Other long-term, mental effects of Opioid addiction and withdrawal include:
- Difficulty concentrating
- Drug cravings
- Inability to feel pleasure
- Suicidal thoughts
In particular, drug cravings are responsible for a range of behaviors that can seem uncontrollable to the individual struggling with his or her addiction. These mental changes can severely affect behaviors necessary for a healthy life. For instance, drug cravings may lead someone to participate in risky or criminal behaviors to secure more drugs. Selling drugs, prostitution, and stealing are some examples of drug-seeking behavior. People with an Opioid Use Disorder (OUD) may engage in these behaviors despite the obvious detriment to their health and well-being.

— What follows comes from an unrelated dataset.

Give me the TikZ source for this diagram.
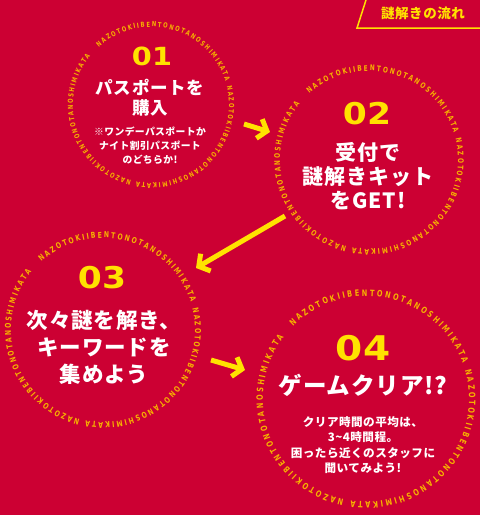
\documentclass[tikz,border=0pt]{standalone}
\usepackage{fontspec}
\newfontfamily\jpfont{Noto Sans CJK JP}[LetterSpace=4]
\newfontfamily\numfont{DejaVu Sans}[FakeStretch=1.15]
\newfontfamily\ringfont{DejaVu Sans}[FakeStretch=0.75]
\newcommand\ringa{\ringfont\bfseries\fontsize{7}{7}\selectfont}
\newcommand\ringb{\ringfont\bfseries\fontsize{7.8}{7.8}\selectfont}
\newcommand\ringc{\ringfont\bfseries\fontsize{8.2}{8.2}\selectfont}
\newcommand\ringd{\ringfont\bfseries\fontsize{8.8}{8.8}\selectfont}
\usetikzlibrary{arrows.meta,decorations.text}

\definecolor{bgred}{RGB}{204,0,51}
\definecolor{numyellow}{RGB}{255,226,0}
\definecolor{ringorange}{RGB}{246,178,0}

\begin{document}
\begin{tikzpicture}%
[x=1pt, y=1pt,%
num/.style={text=numyellow, inner sep=0pt, font=\numfont\bfseries\fontsize{#1}{#1}\selectfont},%
head/.style 2 args={text=white, align=center, inner sep=0pt, font=\jpfont\bfseries\fontsize{#1}{#2}\selectfont},%
ring/.style={decorate, decoration={text along path, text align=fit to path, text color=ringorange,%
  text={|#1|NAZOTOKIIBENTONOTANOSHIMIKATA NAZOTOKIIBENTONOTANOSHIMIKATA NAZOTOKIIBENTONOTANOSHIMIKATA}}},%
flow/.style={draw=numyellow, line width=5pt, line join=miter,%
  -{Straight Barb[length=8pt, width=20pt]}},%
tabline/.style={draw=numyellow, line width=1.5pt}]

\useasboundingbox (0,0) rectangle (480,-515);
\fill[bgred] (0,0) rectangle (480,-515);

% tab
\coordinate (tabA) at (366,0);
\coordinate (tabB) at (357,-28);
\coordinate (tabC) at (481,-28);
\draw[tabline] (tabA) -- (tabB) -- (tabC);
\node[text=numyellow, font=\jpfont\bfseries\fontsize{13.5}{13.5}\selectfont] (tab) at (423,-13) {謎解きの流れ};

% circles
\coordinate (c1) at (151,-105);
\coordinate (c2) at (369,-160);
\coordinate (c3) at (103,-330);
\coordinate (c4) at (366,-399);

\path[ring=\ringa] ([shift={(132:78)}]c1) arc[start angle=132, delta angle=-351, radius=78];
\path[ring=\ringb] ([shift={(132:89)}]c2) arc[start angle=132, delta angle=-351, radius=89];
\path[ring=\ringc] ([shift={(132:92)}]c3) arc[start angle=132, delta angle=-351, radius=92];
\path[ring=\ringd] ([shift={(135:103)}]c4) arc[start angle=135, delta angle=-352, radius=103];

% 01
\node[num=25] (n1) at (152,-56) {01};
\node[head={17.5}{20}] (t1) at (150,-98) {パスポートを\\購入};
\node[head={9.8}{14}] (s1) at (150,-146) {※ワンデーパスポートか\\ナイト割引パスポート\\のどちらか!};

% 02
\node[num=30] (n2) at (367,-114) {02};
\node[head={21}{24}] (t2) at (368,-176) {受付で\\謎解きキット\\をGET!};

% 03
\node[num=30] (n3) at (102,-278) {03};
\node[head={21.5}{27}] (t3) at (104,-347) {次々謎を解き、\\キーワードを\\集めよう};

% 04
\node[num=34] (n4) at (363,-348) {04};
\node[head={23.5}{23.5}] (t4) at (363,-385) {ゲームクリア!?};
\node[head={11.6}{15.2}] (s4) at (363,-445) {クリア時間の平均は、\\3\textasciitilde4時間程。\\困ったら近くのスタッフに\\聞いてみよう!};

% arrows
\coordinate (a1s) at (244,-124);
\coordinate (a1e) at (270,-132);
\coordinate (a2s) at (285,-216);
\coordinate (a2e) at (196,-268);
\coordinate (a3s) at (211,-360);
\coordinate (a3e) at (245,-370);
\draw[flow] (a1s) -- (a1e);
\draw[flow] (a2s) -- (a2e);
\draw[flow] (a3s) -- (a3e);
\end{tikzpicture}
\end{document}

Opioid Addiction, Depression, and Mental Illness
Many people suffering from addiction also experience mental illnesses (such as antisocial personality disorder and depression). The relationship between addiction and depression is “bi-directional,” or, one disorder increases the risk of developing the other. One study found that 10% of patients with an Opioid prescription will develop depression after entering treatment for pain relief (none had a prior diagnosis of depression). Some recent research suggests that hormonal and dopamine interference caused by Opioids plays a part in developing depression. Likewise, people with depression may not be able to feel the full effects of some prescription Opioids, causing them to take bigger doses.

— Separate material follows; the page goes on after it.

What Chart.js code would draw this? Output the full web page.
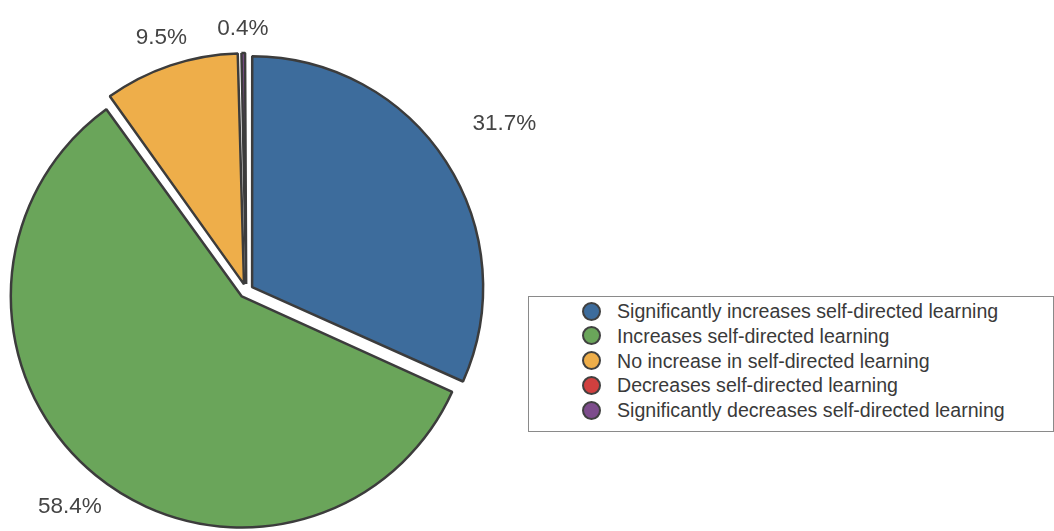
<!DOCTYPE html>
<html>
<head>
<meta charset="utf-8">
<script src="https://cdn.jsdelivr.net/npm/chart.js@4.4.1/dist/chart.umd.min.js"></script>
<style>
  html, body { margin: 0; padding: 0; background: #fff; overflow: hidden; }
  #wrap { position: absolute; left: 0; top: 0; width: 1054px; height: 560px; }
  #legend {
    position: absolute; left: 528px; top: 296px; width: 526px; height: 136px;
    box-sizing: border-box; border: 1px solid #8a8a8a; background: #fff;
    font-family: "Liberation Sans", Arial, sans-serif; font-size: 19.6px; color: #3a3a3a;
    padding-top: 2px;
  }
  .item { height: 24.8px; line-height: 24.8px; white-space: nowrap; position: relative; padding-left: 88px; }
  .dot {
    position: absolute; left: 53px; top: 2.5px; width: 15px; height: 15px;
    border: 2.5px solid #404040; border-radius: 50%;
  }
</style>
</head>
<body>
<div id="wrap"><canvas id="myChart"></canvas></div>
<div id="legend"></div>
<script>
const categories = [
  'Significantly increases self-directed learning',
  'Increases self-directed learning',
  'No increase in self-directed learning',
  'Decreases self-directed learning',
  'Significantly decreases self-directed learning'
];
const shares = [31.7, 58.4, 9.5, 0.0, 0.4];
const sliceColors = ['#3d6c9c', '#6aa55a', '#eeae4a', '#d0403f', '#7d4c8c'];

// legend
const legendBox = document.getElementById('legend');
categories.forEach((name, i) => {
  const row = document.createElement('div');
  row.className = 'item';
  row.innerHTML = '<span class="dot" style="background:' + sliceColors[i] + '"></span>' + name;
  legendBox.appendChild(row);
});

// Chart.js grows exploded arcs by offset*(1-sin(circ)); undo it so all slices share one radius
const sameRadius = {
  id: 'sameRadius',
  afterDatasetUpdate(chart, args) {
    args.meta.data.forEach(arc => {
      const off = (arc.options.offset || 0) / 4;
      const fix = 1 - Math.sin(Math.min(Math.PI, arc.circumference || 0));
      arc.outerRadius -= off * fix;
    });
  }
};

const pctLabels = {
  id: 'pctLabels',
  afterDatasetsDraw(chart, args, opts) {
    const ctx = chart.ctx;
    const meta = chart.getDatasetMeta(0);
    ctx.save();
    ctx.font = '22.5px "Liberation Sans", Arial, sans-serif';
    ctx.fillStyle = '#444';
    ctx.textAlign = 'center';
    ctx.textBaseline = 'middle';
    meta.data.forEach((arc, i) => {
      const v = chart.data.datasets[0].data[i];
      if (!v) return;
      const mid = (arc.startAngle + arc.endAngle) / 2;
      const r = arc.outerRadius * opts.dist[i];
      ctx.fillText(v.toFixed(1) + '%', arc.x + Math.cos(mid) * r, arc.y + Math.sin(mid) * r);
    });
    ctx.restore();
  }
};

const ctx = document.getElementById('myChart').getContext('2d');
new Chart(ctx, {
  type: 'pie',
  data: {
    labels: categories,
    datasets: [{
      data: shares,
      backgroundColor: sliceColors,
      borderColor: '#3c3c3c',
      borderWidth: 2.5,
      offset: 28
    }]
  },
  options: {
    responsive: true,
    maintainAspectRatio: false,
    animation: false,
    layout: { padding: { left: 0, right: 561.5, top: 44.75, bottom: 22.75 } },
    plugins: {
      legend: { display: false },
      tooltip: { enabled: false },
      pctLabels: { dist: [1.335, 1.245, 1.17, 1.17, 1.17] }
    }
  },
  plugins: [sameRadius, pctLabels]
});
</script>
</body>
</html>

Some mental symptoms of depression overlap those of Opioid addiction, including:
- Altered mood and irritability
- Changes in sleep patterns
- Changes in appetite
- Difficulty concentrating
- Feelings of guilt or despair
- Losing interest in hobbies
- Low energy
- Suicidal thoughts
When depression goes untreated, recovering from addiction can be immensely difficult. Heroin abuse, especially, is linked to suicidal thoughts and attempts. Among those who suffer from a Heroin Use Disorder, 35% fall victim to death by suicide. Subsequently, treatment for addiction and co-morbid mental illnesses should include medically-supervised detox and a drug rehab program that employs addiction treatment medications and research-backed therapies (such as cognitive behavioral therapy).
Mental Effects of Opioids on Adolescents
The intense effects of Opioids on the brain are even greater (and more dangerous) among adolescents who abuse Opioids. In 2016, 3.6% of teens between 12 and 17 years-old misused Opioids – twice the number of the next age group, young adults between 18 and 25 years-old. While the majority of this type of drug abuse involves prescription Opioids and not Heroin, because all Opioids have similar effects, the results on cognitive functioning is the same.

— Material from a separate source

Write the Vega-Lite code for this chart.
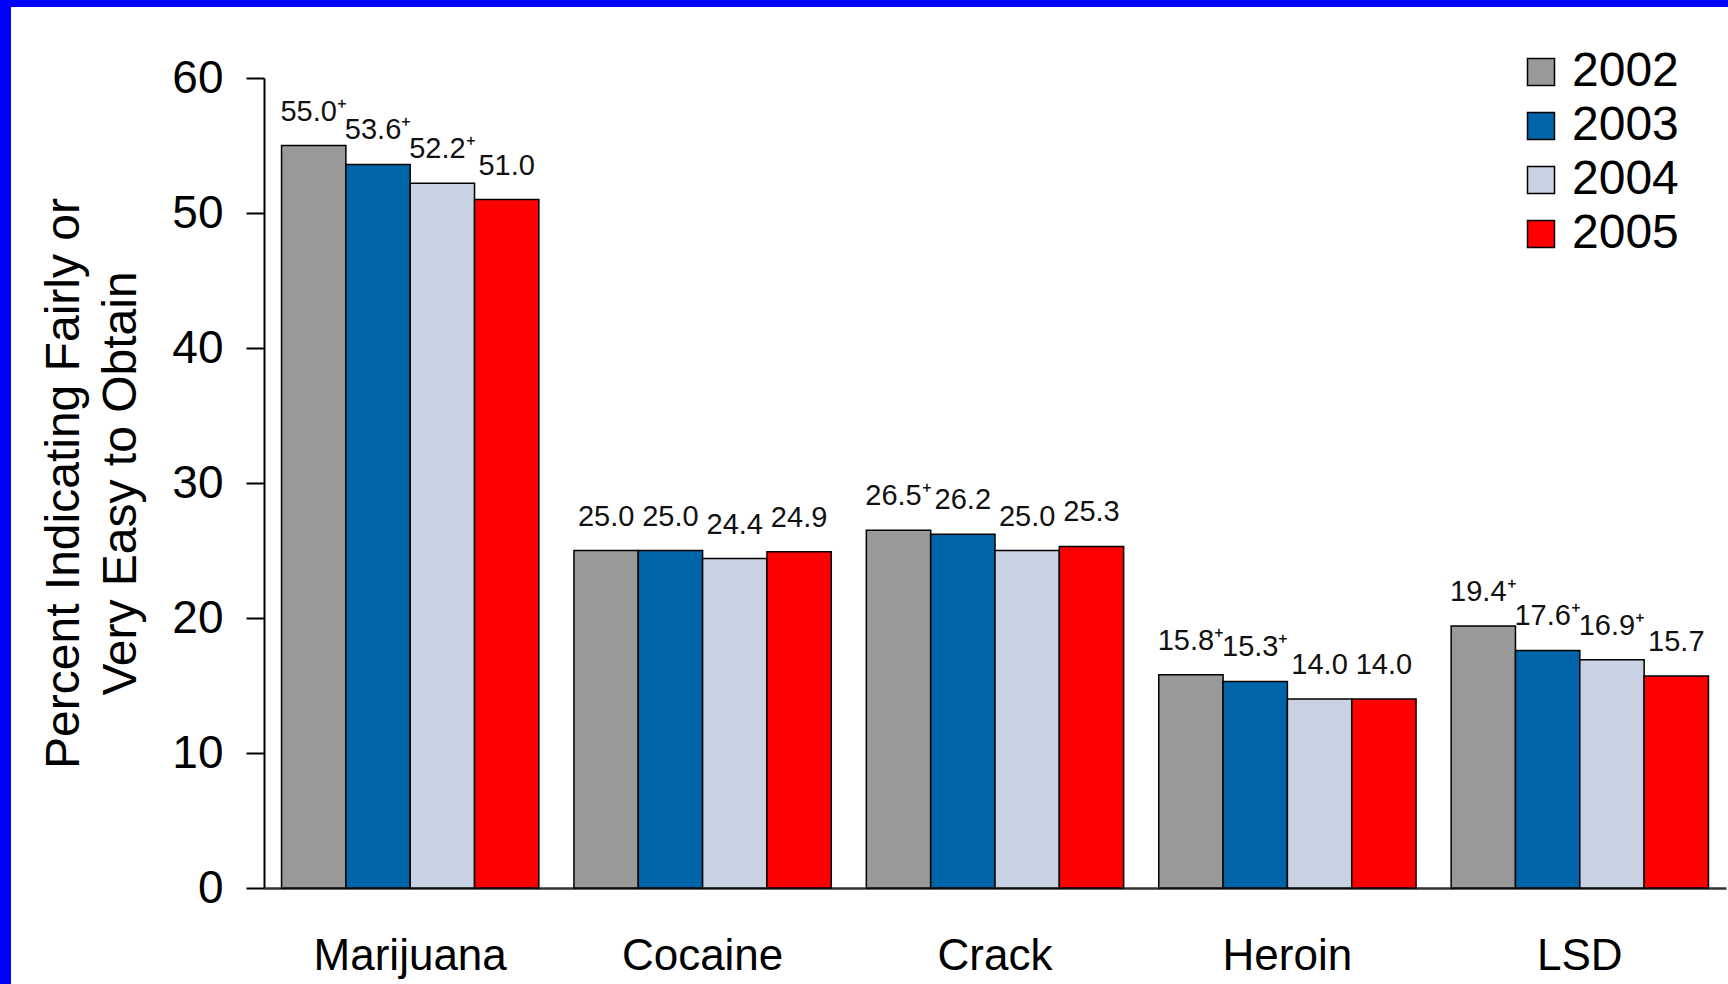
{
  "$schema": "https://vega.github.io/schema/vega-lite/v6.json",
  "width": 1717,
  "height": 977,
  "autosize": {"type": "none"},
  "padding": {"left": 11, "top": 7, "right": 0, "bottom": 0},
  "background": "#0000FF",
  "config": {
    "view": {"fill": "white", "stroke": null},
    "font": "Liberation Sans",
    "axis": {"labelFont": "Liberation Sans", "titleFont": "Liberation Sans", "labelColor": "black", "titleColor": "black", "grid": false}
  },
  "data": {
    "values": [
      {"drug": "Marijuana", "year": "2002", "value": 55.0, "sig": true},
      {"drug": "Marijuana", "year": "2003", "value": 53.6, "sig": true},
      {"drug": "Marijuana", "year": "2004", "value": 52.2, "sig": true},
      {"drug": "Marijuana", "year": "2005", "value": 51.0, "sig": false},
      {"drug": "Cocaine", "year": "2002", "value": 25.0, "sig": false},
      {"drug": "Cocaine", "year": "2003", "value": 25.0, "sig": false},
      {"drug": "Cocaine", "year": "2004", "value": 24.4, "sig": false},
      {"drug": "Cocaine", "year": "2005", "value": 24.9, "sig": false},
      {"drug": "Crack", "year": "2002", "value": 26.5, "sig": true},
      {"drug": "Crack", "year": "2003", "value": 26.2, "sig": false},
      {"drug": "Crack", "year": "2004", "value": 25.0, "sig": false},
      {"drug": "Crack", "year": "2005", "value": 25.3, "sig": false},
      {"drug": "Heroin", "year": "2002", "value": 15.8, "sig": true},
      {"drug": "Heroin", "year": "2003", "value": 15.3, "sig": true},
      {"drug": "Heroin", "year": "2004", "value": 14.0, "sig": false},
      {"drug": "Heroin", "year": "2005", "value": 14.0, "sig": false},
      {"drug": "LSD", "year": "2002", "value": 19.4, "sig": true},
      {"drug": "LSD", "year": "2003", "value": 17.6, "sig": true},
      {"drug": "LSD", "year": "2004", "value": 16.9, "sig": true},
      {"drug": "LSD", "year": "2005", "value": 15.7, "sig": false}
    ]
  },
  "encoding": {
    "x": {
      "field": "drug", "type": "nominal", "sort": null,
      "scale": {"range": [253, 1715], "paddingInner": 0.12, "paddingOuter": 0.06},
      "axis": {
        "title": null, "labelAngle": 0, "ticks": false, "offset": -96,
        "labelFontSize": 44, "labelPadding": 46, "labelLimit": 0,
        "domainColor": "#333333", "domainWidth": 2.5
      }
    },
    "xOffset": {"field": "year", "type": "nominal", "scale": {"paddingInner": 0, "paddingOuter": 0}},
    "y": {
      "field": "value", "type": "quantitative",
      "scale": {"domain": [0, 60], "range": [881, 71], "nice": false},
      "axis": {
        "values": [0, 10, 20, 30, 40, 50, 60], "offset": -253,
        "title": ["Percent Indicating Fairly or", "Very Easy to Obtain"],
        "titleFontSize": 48, "titleFontWeight": "normal", "titleLineHeight": 57, "titlePadding": 26,
        "labelFontSize": 46, "labelPadding": 23,
        "tickSize": 18, "tickWidth": 2, "tickColor": "black",
        "domainColor": "black", "domainWidth": 2
      }
    }
  },
  "layer": [
    {
      "mark": {"type": "bar", "stroke": "black", "strokeWidth": 1.5},
      "encoding": {
        "fill": {
          "field": "year", "type": "nominal",
          "scale": {"domain": ["2002", "2003", "2004", "2005"], "range": ["#999999", "#0064A8", "#C8D2E2", "#FF0000"]},
          "legend": {
            "title": null, "orient": "none", "legendX": 1506, "legendY": 41,
            "symbolType": "square", "symbolSize": 729, "symbolStrokeColor": "black", "symbolStrokeWidth": 1.5,
            "labelFontSize": 48, "labelFont": "Liberation Sans", "labelColor": "black", "labelOffset": 7,
            "rowPadding": 6, "padding": 0
          }
        }
      }
    },
    {
      "transform": [
        {"calculate": "format(datum.value, '.1f') + (datum.sig ? '⁺' : '')", "as": "label"}
      ],
      "mark": {"type": "text", "baseline": "alphabetic", "dy": -25, "fontSize": 29, "color": "#111111", "font": "Liberation Sans"},
      "encoding": {
        "text": {"field": "label"}
      }
    }
  ]
}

Adolescent brains are at an even greater risk of negative mental effects caused by Opioid abuse. The brain continues to develop until about the age of 25 years-old and any damage it suffers during this period can slow or halt its growth. White matter and prefrontal cortex damage in the brain of a 15-year-old can leave them with lifelong mental impairment, including inability to properly regulate their emotions, their responses to stressful situations, and make sound decisions. Moreover, teens who initiate drug use earlier are more likely to carry lifelong addictions, experience more overdoses, and die earlier than those who start using drugs later in life.
Preventing Opioid abuse, for all ages, is the only way to completely prevent the negative mental effects of Opioid addiction. For people who may already have an OUD, it is vital they seek medical help at a detox or rehab facility.